3. Start with hybrid approaches Don't rip out RSA today. Use hybrid encryption that combines classical + post-quantum. If the PQ algorithm has an unknown weakness, you're still protected by RSA. If RSA breaks, you're protected by PQ.

Cloudflare and Google are already doing this in production.

4. Watch your dependencies Most of your crypto comes from libraries (OpenSSL, libsodium, etc.). Track when they add PQ support. Plan your upgrade path.

5. Budget for larger keys and signatures Post-quantum algorithms have bigger keys and signatures.
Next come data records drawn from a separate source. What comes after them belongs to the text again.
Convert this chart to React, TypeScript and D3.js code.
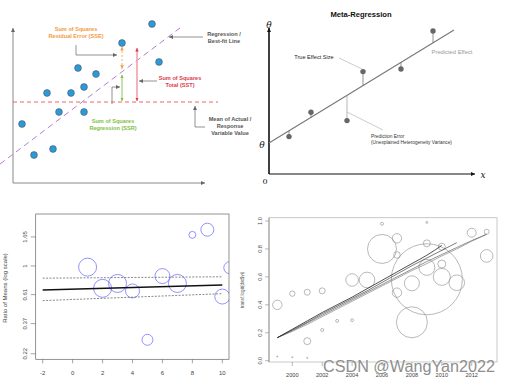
import React from 'react';
import * as d3 from 'd3';

// ---- panel 1: sums of squares sketch ----
const ssX = [13.9, 10.9, 14.6, 6.5, 8.3, 7.1, 3.4, 5.8, 4.6, 7.1, 0.9, 4.0, 2.1];
const ssY = [15.9, 14.0, 12.1, 11.5, 10.9, 9.6, 9.0, 9.0, 7.1, 7.1, 5.9, 3.4, 2.8];
const ssMean = 8.1;
const ssFitX = [-1.3, 16.7];
const ssFitY = [1.9, 15.5];
const sseX = 10.9;
const sstX = 12.4;
const sstTop = 13.5;
const sseTop = 13.6;

// ---- panel 2: meta-regression sketch ----
const metaX = [1.0, 2.1, 3.9, 4.7, 6.6, 8.2];
const metaY = [1.87, 3.09, 2.67, 5.12, 5.25, 7.15];
const metaIntercept = 1.55;
const metaSlope = 0.611;
const metaLineEnd = 9.25;

// ---- panel 3: ratio of means, log scale ----
const rmX = [1, 2, 3, 4, 5, 6, 7, 8, 9, 10, 10.5];
const rmY = [0.98, 0.68, 0.74, 0.65, 0.28, 0.84, 0.74, 1.71, 1.87, 0.59, 0.97];
const rmWeight = [81, 81, 81, 49, 30, 56, 81, 12, 42, 56, 36];
const rmFitX = [-2, 10];
const rmFit = [0.66, 0.72];
const rmUpper = [0.81, 0.83];
const rmLower = [0.55, 0.62];
const rmTicksY = [0.22, 0.37, 0.61, 1, 1.65];
const rmTicksX = [-2, 0, 2, 4, 6, 8, 10];

// ---- panel 4: transf.logit over years ----
const tlYear = [1999, 2000, 2001, 2002, 2001, 2002, 2003, 2004, 2004, 2005, 2006, 2006, 2007, 2007, 2007, 2008, 2008, 2009, 2009, 2009, 2009, 2010, 2010, 2010, 2011, 2012, 2013, 2013, 1999, 2000, 2001];
const tlValue = [0.40, 0.48, 0.49, 0.50, 0.14, 0.22, 0.285, 0.29, 0.578, 0.578, 0.80, 0.98, 0.876, 0.757, 0.487, 0.554, 0.275, 0.583, 0.668, 0.84, 0.99, 0.816, 0.692, 0.60, 0.558, 0.916, 0.923, 0.75, 0.03, 0.025, 0.02];
const tlRadius = [4.7, 2.7, 3, 3, 3.5, 1.5, 1.5, 1.4, 6.3, 7.8, 14.5, 1.5, 4.7, 3.3, 4.7, 7.5, 15.5, 35.5, 8, 3.5, 1, 3.5, 4, 8.5, 7.8, 4.5, 2.5, 6.3, 0.6, 0.6, 0.6];
const fitYearsStart = 1999;
const fitA = [0.165, 0.225, 0.285, 0.345, 0.40, 0.455, 0.515, 0.575, 0.635, 0.695, 0.755, 0.825];
const fitB = [0.165, 0.22, 0.275, 0.335, 0.39, 0.445, 0.50, 0.56, 0.62, 0.68, 0.735, 0.79, 0.845];
const fitC = [0.165, 0.215, 0.27, 0.325, 0.38, 0.435, 0.49, 0.545, 0.60, 0.655, 0.71, 0.76, 0.81, 0.86, 0.905];
const fitD = [0.165, 0.21, 0.26, 0.315, 0.37, 0.425, 0.48, 0.535, 0.59, 0.645, 0.695, 0.75, 0.80, 0.855, 0.905];
const tlTicksX = [2000, 2002, 2004, 2006, 2008, 2010, 2012];
const tlTicksY = [0, 0.2, 0.4, 0.6, 0.8, 1.0];

const SANS = '"Liberation Sans", Arial, sans-serif';
const SERIF = '"DejaVu Serif", "Liberation Serif", serif';

function Arrow({ id, color, size = 4 }: { id: string; color: string; size?: number }) {
  return (
    <marker id={id} markerUnits="userSpaceOnUse" markerWidth={size} markerHeight={size}
      refX={size} refY={size / 2} orient="auto-start-reverse" viewBox={`0 0 ${size} ${size}`}>
      <path d={`M0,0L${size},${size / 2}L0,${size}z`} fill={color} />
    </marker>
  );
}

function SumOfSquares() {
  const x = d3.scaleLinear().domain([0, 20]).range([13, 213]);
  const y = d3.scaleLinear().domain([0, 15.5]).range([183, 28]);
  const fit = (v: number) => ssFitY[0] + (v - ssFitX[0]) * (ssFitY[1] - ssFitY[0]) / (ssFitX[1] - ssFitX[0]);
  const fs = 5.6;
  return (
    <g fontFamily={SANS} fontWeight="bold" fontSize={fs} textAnchor="middle">
      <line x1={x(0)} y1={y(0)} x2={x(0)} y2={y(15.5)} stroke="#888" strokeWidth={1} markerEnd="url(#aGray)" />
      <line x1={x(0)} y1={y(0)} x2={x(19.2)} y2={y(0)} stroke="#888" strokeWidth={1} markerEnd="url(#aGray)" />
      <line x1={x(0)} y1={y(ssMean)} x2={x(20.5)} y2={y(ssMean)} stroke="#ef5454" strokeWidth={0.9} strokeDasharray="4,3" />
      <line x1={x(ssFitX[0])} y1={y(ssFitY[0])} x2={x(ssFitX[1])} y2={y(ssFitY[1])} stroke="#b57fd0" strokeWidth={1} strokeDasharray="6,4" />
      {/* SSE */}
      <line x1={x(sseX)} y1={y(sseTop)} x2={x(sseX)} y2={y(fit(sseX) + 0.3)} stroke="#f39a3b" strokeWidth={0.8} strokeDasharray="2,2"
        markerStart="url(#aOrange)" markerEnd="url(#aOrange)" />
      {/* SSR */}
      <line x1={x(sseX)} y1={y(fit(sseX) - 0.3)} x2={x(sseX)} y2={y(ssMean + 0.1)} stroke="#7dc144" strokeWidth={0.9}
        markerStart="url(#aGreen)" markerEnd="url(#aGreen)" />
      {/* SST */}
      <line x1={x(sstX)} y1={y(sstTop)} x2={x(sstX)} y2={y(ssMean + 0.1)} stroke="#f0a0a8" strokeWidth={1.6}
        markerStart="url(#aRed)" markerEnd="url(#aRed)" />
      {ssX.map((v, i) => (
        <circle key={i} cx={x(v)} cy={y(ssY[i])} r={3.4} fill="#2b9ad8" stroke="#556" strokeWidth={0.6} />
      ))}
      {/* annotations */}
      <polyline points="76,45 76,55 117,55" fill="none" stroke="#777" strokeWidth={0.8} markerEnd="url(#aGray)" />
      <line x1={203} y1={37} x2={169} y2={37} stroke="#777" strokeWidth={0.8} markerEnd="url(#aGray)" />
      <line x1={157} y1={81} x2={139} y2={81} stroke="#777" strokeWidth={0.8} markerEnd="url(#aGray)" />
      <polyline points="112,104 112,87 120,87" fill="none" stroke="#777" strokeWidth={0.8} markerEnd="url(#aGray)" />
      <polyline points="205,127 195,127 195,106" fill="none" stroke="#777" strokeWidth={0.8} markerEnd="url(#aGray)" />
      <text x={76} y={31} fill="#f39a3b">Sum of Squares</text>
      <text x={76} y={38} fill="#f39a3b">Residual Error (SSE)</text>
      <text x={224} y={36} fill="#555">Regression /</text>
      <text x={224} y={43} fill="#555">Best-fit Line</text>
      <text x={180} y={80} fill="#e0394b">Sum of Squares</text>
      <text x={180} y={87} fill="#e0394b">Total (SST)</text>
      <text x={113} y={123} fill="#7dc144">Sum of Squares</text>
      <text x={113} y={130} fill="#7dc144">Regression (SSR)</text>
      <text x={230} y={121} fill="#555">Mean of Actual /</text>
      <text x={230} y={128} fill="#555">Response</text>
      <text x={230} y={135} fill="#555">Variable Value</text>
    </g>
  );
}

function MetaRegression() {
  const x = d3.scaleLinear().domain([0, 10.3]).range([269, 475]);
  const y = d3.scaleLinear().domain([0, 7.2]).range([174, 30]);
  const line = (v: number) => metaIntercept + metaSlope * v;
  return (
    <g fontFamily={SANS}>
      <text x={361} y={17} textAnchor="middle" fontWeight="bold" fontSize={7.6} fill="#111">Meta-Regression</text>
      <line x1={x(0)} y1={y(0)} x2={x(0)} y2={y(7.3)} stroke="#111" strokeWidth={1.6} markerEnd="url(#aBlack)" />
      <line x1={x(0)} y1={y(0)} x2={x(10.3)} y2={y(0)} stroke="#111" strokeWidth={1.2} markerEnd="url(#aBlack)" />
      <line x1={x(0)} y1={y(line(0))} x2={x(metaLineEnd)} y2={y(line(metaLineEnd))} stroke="#777" strokeWidth={1.1} />
      {metaX.map((v, i) => (
        <line key={'s' + i} x1={x(v)} y1={y(metaY[i])} x2={x(v)} y2={y(line(v))} stroke={i === 2 ? '#999' : '#666'} strokeWidth={0.7} />
      ))}
      {metaX.map((v, i) => (
        <circle key={i} cx={x(v)} cy={y(metaY[i])} r={2.7} fill="#666" />
      ))}
      <polyline points="339,58 362,69" fill="none" stroke="#aaa" strokeWidth={0.6} />
      <polyline points="347,112 383,130" fill="none" stroke="#aaa" strokeWidth={0.6} />
      <text x={314} y={59} textAnchor="middle" fontSize={5.6} fill="#222">True Effect Size</text>
      <text x={452} y={54} textAnchor="middle" fontSize={5.8} fill="#999">Predicted Effect</text>
      <text x={371} y={138} fontSize={4.8} fill="#333">Prediction Error</text>
      <text x={371} y={144} fontSize={4.8} fill="#333">(Unexplained Heterogeneity Variance)</text>
      <text x={269} y={28} textAnchor="middle" fontFamily={SERIF} fontStyle="italic" fontSize={9} fill="#111">θ</text>
      <text x={262} y={148} textAnchor="middle" fontFamily={SERIF} fontStyle="italic" fontSize={9} fill="#111">θ</text>
      <text x={265} y={184} textAnchor="middle" fontFamily={SERIF} fontSize={8} fill="#111">0</text>
      <text x={483} y={178} textAnchor="middle" fontFamily={SERIF} fontStyle="italic" fontSize={9} fill="#111">x</text>
    </g>
  );
}

function RatioOfMeans() {
  const left = 35.7, right = 229, top = 214, bottom = 359.3;
  const x = d3.scaleLinear().domain([-2, 10]).range([42.7, 222.3]);
  const y = d3.scaleLog().domain([0.2, 2.45]).range([bottom, top]);
  const r = d3.scaleSqrt().domain([0, 81]).range([0, 9]);
  const seg = (vals: number[]) => d3.line<number>().x((_, i) => x(rmFitX[i])).y(v => y(v))(vals) ?? '';
  return (
    <g fontFamily={SANS} fontSize={6} fill="#444">
      <defs>
        <clipPath id="clipRm"><rect x={left} y={top} width={right - left} height={bottom - top} /></clipPath>
      </defs>
      <g clipPath="url(#clipRm)">
        {rmX.map((v, i) => (
          <circle key={i} cx={x(v)} cy={y(rmY[i])} r={r(rmWeight[i])} fill="none" stroke="#6464ff" strokeWidth={0.7} />
        ))}
      </g>
      <path d={seg(rmUpper)} fill="none" stroke="#555" strokeWidth={0.7} strokeDasharray="2,1.4" />
      <path d={seg(rmLower)} fill="none" stroke="#555" strokeWidth={0.7} strokeDasharray="2,1.4" />
      <path d={seg(rmFit)} fill="none" stroke="#111" strokeWidth={1.5} />
      <rect x={left} y={top} width={right - left} height={bottom - top} fill="none" stroke="#666" strokeWidth={0.7} />
      {rmTicksY.map(t => (
        <g key={t}>
          <line x1={left - 5} x2={left} y1={y(t)} y2={y(t)} stroke="#666" strokeWidth={0.6} />
          <text transform={`translate(${left - 11},${y(t)}) rotate(-90)`} textAnchor="middle" dy="0.35em">{String(t)}</text>
        </g>
      ))}
      {rmTicksX.map(t => (
        <g key={t}>
          <line x1={x(t)} x2={x(t)} y1={bottom} y2={bottom + 4} stroke="#666" strokeWidth={0.6} />
          <text x={x(t)} y={375} textAnchor="middle">{String(t)}</text>
        </g>
      ))}
      <text transform={`translate(7,288) rotate(-90)`} textAnchor="middle" fontSize={6}>Ratio of Means (log scale)</text>
      <text transform={`translate(244,290) rotate(-90)`} textAnchor="middle" fontSize={4.6} fill="#555">transf.logit(dat$yi)</text>
    </g>
  );
}

function TransfLogit() {
  const left = 269, right = 497, top = 217.7, bottom = 362;
  const x = d3.scaleLinear().domain([2000, 2012]).range([292.3, 471.7]);
  const y = d3.scaleLinear().domain([0, 1]).range([360.7, 221]);
  const line = d3.line<number>().x((_, i) => x(fitYearsStart + i)).y(v => y(v)).curve(d3.curveMonotoneX);
  return (
    <g fontFamily={SANS} fontSize={5.6} fill="#444">
      {tlYear.map((v, i) => (
        <circle key={i} cx={x(v)} cy={y(tlValue[i])} r={tlRadius[i]} fill="none" stroke="#8a8a8a" strokeWidth={0.6} />
      ))}
      <path d={line(fitD) ?? ''} fill="none" stroke="#888" strokeWidth={0.7} />
      <path d={line(fitC) ?? ''} fill="none" stroke="#666" strokeWidth={0.7} />
      <path d={line(fitB) ?? ''} fill="none" stroke="#444" strokeWidth={0.7} />
      <path d={line(fitA) ?? ''} fill="none" stroke="#222" strokeWidth={0.8} />
      <rect x={left} y={top} width={right - left} height={bottom - top} fill="none" stroke="#bbb" strokeWidth={0.8} />
      <line x1={left} x2={left} y1={top} y2={bottom} stroke="#888" strokeWidth={0.8} />
      {tlTicksY.map(t => (
        <g key={t}>
          <line x1={left - 4} x2={left} y1={y(t)} y2={y(t)} stroke="#888" strokeWidth={0.6} />
          <text transform={`translate(${left - 9},${y(t)}) rotate(-90)`} textAnchor="middle" dy="0.35em">{t.toFixed(1)}</text>
        </g>
      ))}
      {tlTicksX.map(t => (
        <g key={t}>
          <line x1={x(t)} x2={x(t)} y1={bottom} y2={bottom + 4} stroke="#888" strokeWidth={0.6} />
          <text x={x(t)} y={377} textAnchor="middle">{String(t)}</text>
        </g>
      ))}
      <text x={323} y={372} fontSize={16} textLength={172} lengthAdjust="spacingAndGlyphs" fill="#8e8e8e"
        stroke="#fff" strokeWidth={0.5} paintOrder="stroke">CSDN @WangYan2022</text>
    </g>
  );
}

export default function App() {
  return (
    <svg width={510} height={386} style={{ position: 'absolute', left: 0, top: 0, background: '#fff' }}>
      <defs>
        <Arrow id="aGray" color="#666" />
        <Arrow id="aBlack" color="#111" />
        <Arrow id="aOrange" color="#f39a3b" size={3.5} />
        <Arrow id="aGreen" color="#7dc144" size={3.5} />
        <Arrow id="aRed" color="#e0394b" size={3.5} />
      </defs>
      <SumOfSquares />
      <MetaRegression />
      <RatioOfMeans />
      <TransfLogit />
    </svg>
  );
}
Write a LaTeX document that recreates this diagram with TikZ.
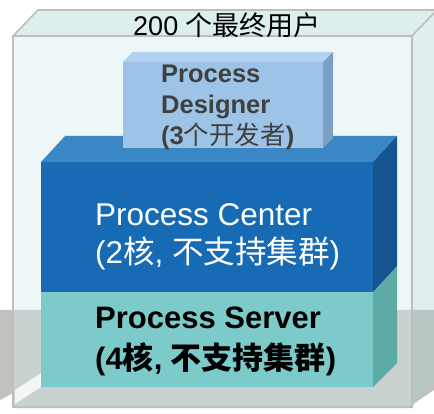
\documentclass[tikz,border=0pt]{standalone}
\usepackage{fontspec}
\setmainfont{Liberation Sans}
\newfontfamily\cjk{Noto Sans CJK SC}
\usepackage{tikz}
\usetikzlibrary{calc}
\definecolor{floorgray}{HTML}{C2C1BE}
\definecolor{glassfront}{HTML}{D5ECEE}
\definecolor{glasstop}{HTML}{DCEEEE}
\definecolor{glassside}{HTML}{A8D0D0}
\definecolor{glassline}{HTML}{BEBEBE}
\definecolor{designfront}{HTML}{9DC3E7}
\definecolor{designtop}{HTML}{B3D2EF}
\definecolor{designside}{HTML}{7C9FC6}
\definecolor{designtext}{HTML}{404040}
\definecolor{centerfront}{HTML}{176BB5}
\definecolor{centertop}{HTML}{3B87C5}
\definecolor{centerside}{HTML}{15548F}
\definecolor{serverfront}{HTML}{7DCACB}
\definecolor{serverside}{HTML}{5DABA7}
\tikzset{>=latex}

\begin{document}
\begin{tikzpicture}[x=1pt, y=-1pt,
  edge/.style={draw=glassline, line width=1.6pt, line join=round},
  txt/.style={inner sep=0pt, anchor=west, align=left}]
\path[use as bounding box, fill=white] (0,0) rectangle (434,414);
% floor behind the glass box
\fill[floorgray] (0,310) -- (434,310) -- (434,390) -- (413,404) -- (413,408) --
  (13,408) -- (13,393) -- (0,400) -- cycle;
% glass box
\fill[glassfront, opacity=0.4] (13,36) rectangle (412,407);
\fill[glasstop] (13,36) -- (38,10) -- (437,10) -- (412,36) -- cycle;
\fill[glassside, opacity=0.35] (412,36) -- (437,10) -- (437,381) -- (412,407) -- cycle;
\fill[white, opacity=0.8] (15,390) -- (41,373) -- (41,387) -- (15,404) -- cycle;
\draw[edge] (13,407) -- (13,36) -- (412,36) -- (412,407) -- cycle;
\draw[edge] (13,36) -- (38,10) -- (437,10);
\draw[edge] (412,36) -- (437,10);
% server
\fill[serverfront] (41,292) rectangle (373,387);
\fill[serverside] (373,292) -- (397,266) -- (397,363) -- (373,387) -- cycle;
% center
\fill[centertop] (41,162) -- (65,136) -- (397,136) -- (373,162) -- cycle;
\fill[centerfront] (41,162) rectangle (373,292);
\fill[centerside] (373,162) -- (397,136) -- (397,266) -- (373,292) -- cycle;
% designer
\fill[designtop] (123,62) -- (133,52) -- (333,52) -- (323,62) -- cycle;
\fill[designfront] (123,62) rectangle (323,148);
\fill[designside] (323,62) -- (333,52) -- (333,138) -- (323,148) -- cycle;
% labels
\node[inner sep=0pt, font=\fontsize{27}{30}\selectfont] (users) at (227,25)
  {200 {\cjk 个最终用户}};
\node[txt, text=designtext, font=\fontsize{25.5}{31}\selectfont\bfseries] (designer) at (161,107)
  {Process\\Designer\\(3{\cjk\mdseries 个开发者})};
\node[txt, text=white, font=\fontsize{31.5}{38}\selectfont] (center) at (95,237)
  {Process Center\\(2{\cjk 核}, {\cjk 不支持集群})};
\node[txt, text=black, font=\fontsize{31}{41}\selectfont\bfseries] (server) at (95,341)
  {Process Server\\(4{\cjk 核}, {\cjk 不支持集群})};
\end{tikzpicture}
\end{document}
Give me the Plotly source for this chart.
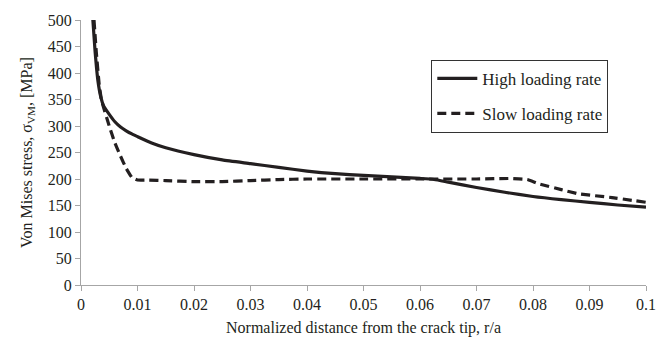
import plotly.graph_objects as go

# High loading rate (solid)
x_high = [0.0021, 0.0025, 0.0030, 0.0035, 0.0040, 0.0050, 0.0060, 0.0070, 0.0080, 0.0090, 0.0100,
          0.0125, 0.0150, 0.0200, 0.0250, 0.0300, 0.0350, 0.0400, 0.0450, 0.0500, 0.0550,
          0.0600, 0.0625, 0.0650, 0.0700, 0.0750, 0.0800, 0.0850, 0.0900, 0.0950, 0.1000]
y_high = [500, 440, 385, 355, 338, 322, 308, 298, 291, 285, 280,
          268, 259, 246, 236, 229, 222, 215, 210, 207, 204,
          201, 199, 194, 184, 175, 167, 161, 156, 151, 147]

# Slow loading rate (dashed)
x_slow = [0.0023, 0.0027, 0.0032, 0.0036, 0.0040, 0.0050, 0.0060, 0.0070, 0.0080, 0.0090, 0.0100,
          0.0120, 0.0150, 0.0200, 0.0250, 0.0300, 0.0350, 0.0400, 0.0500, 0.0600, 0.0700,
          0.0760, 0.0790, 0.0810, 0.0850, 0.0880, 0.0940, 0.1000]
y_slow = [500, 440, 380, 350, 335, 300, 268, 243, 220, 203, 198,
          198, 197, 195, 195, 197, 199, 200, 200, 200, 200,
          201, 199, 191, 180, 172, 165, 156]

x_ticks = [0, 0.01, 0.02, 0.03, 0.04, 0.05, 0.06, 0.07, 0.08, 0.09, 0.1]
x_tick_labels = ["0", "0.01", "0.02", "0.03", "0.04", "0.05", "0.06", "0.07", "0.08", "0.09", "0.1"]
y_ticks = [0, 50, 100, 150, 200, 250, 300, 350, 400, 450, 500]

font_family = "Liberation Serif"
ink = "#231f20"

fig = go.Figure()
fig.add_trace(go.Scatter(x=x_high, y=y_high, mode="lines", name="High loading rate",
                         legendgroup="a",
                         line=dict(color=ink, width=3.2, shape="spline", smoothing=0.5)))
fig.add_trace(go.Scatter(x=x_slow, y=y_slow, mode="lines", name="Slow loading rate",
                         legendgroup="b",
                         line=dict(color=ink, width=3.2, dash="9px,5px", shape="spline", smoothing=0.25)))

fig.update_layout(
    width=672, height=345,
    margin=dict(l=81, r=26, t=17, b=59),
    paper_bgcolor="white", plot_bgcolor="white",
    font=dict(family=font_family, size=16, color=ink),
    showlegend=True,
    legend=dict(x=0.62, y=0.85, xanchor="left", yanchor="top",
                bordercolor="#333333", borderwidth=1, bgcolor="white",
                font=dict(size=17, family=font_family, color=ink),
                traceorder="grouped", tracegroupgap=10, itemwidth=40),
    xaxis=dict(range=[0, 0.1], tickvals=x_ticks, ticktext=x_tick_labels,
               showgrid=False, zeroline=False, showline=True, linecolor="#a6a6a6", linewidth=1,
               ticks="outside", ticklen=5, tickcolor="#a6a6a6",
               tickfont=dict(size=16, family=font_family, color=ink),
               title=dict(text="Normalized distance from the crack tip, r/a", standoff=9,
                          font=dict(size=16, family=font_family, color=ink))),
    yaxis=dict(range=[0, 500], tickvals=y_ticks,
               showgrid=False, zeroline=False, showline=True, linecolor="#a6a6a6", linewidth=1,
               ticks="outside", ticklen=5, tickcolor="#a6a6a6",
               tickfont=dict(size=16, family=font_family, color=ink),
               title=dict(text="Von Mises stress, σ<sub>VM</sub>, [MPa]", standoff=11,
                          font=dict(size=16, family=font_family, color=ink))),
)

fig.write_html("out.html")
Kyber public keys are ~1.5KB vs 256 bytes for ECC. This affects:

  • Certificate sizes
  • Handshake latency
  • Storage costs

Not huge, but not zero either.

The Timeline (Honest Uncertainty)

Nobody knows when — or if — quantum computers will break current encryption. Here's my conservative estimate:

  • Now: Early PQ experimentation in some systems (Signal, Chrome, Cloudflare testing hybrids)
  • 2027-2032: Major cloud providers likely offer PQ options
  • 2032-2040: PQ may become default for new systems
  • 2035-2050+: Cryptographically relevant quantum computers might appear — or might not

The honest answer is: we don't know. Quantum computing has been "10 years away" for decades. It could be 2035. It could be 2060. It could hit a fundamental physics wall.

But "harvest now, decrypt later" means attackers are betting on the eventual breakthrough. For data that needs to stay secret for 20+ years, that's worth considering.


Bottom line: If you're building systems that handle sensitive data with long lifetimes, post-quantum cryptography should be on your roadmap. Not panic-mode urgent, but definitely "start planning now" urgent.

The transition will be messy — like every major crypto transition. But it's coming whether you're ready or not.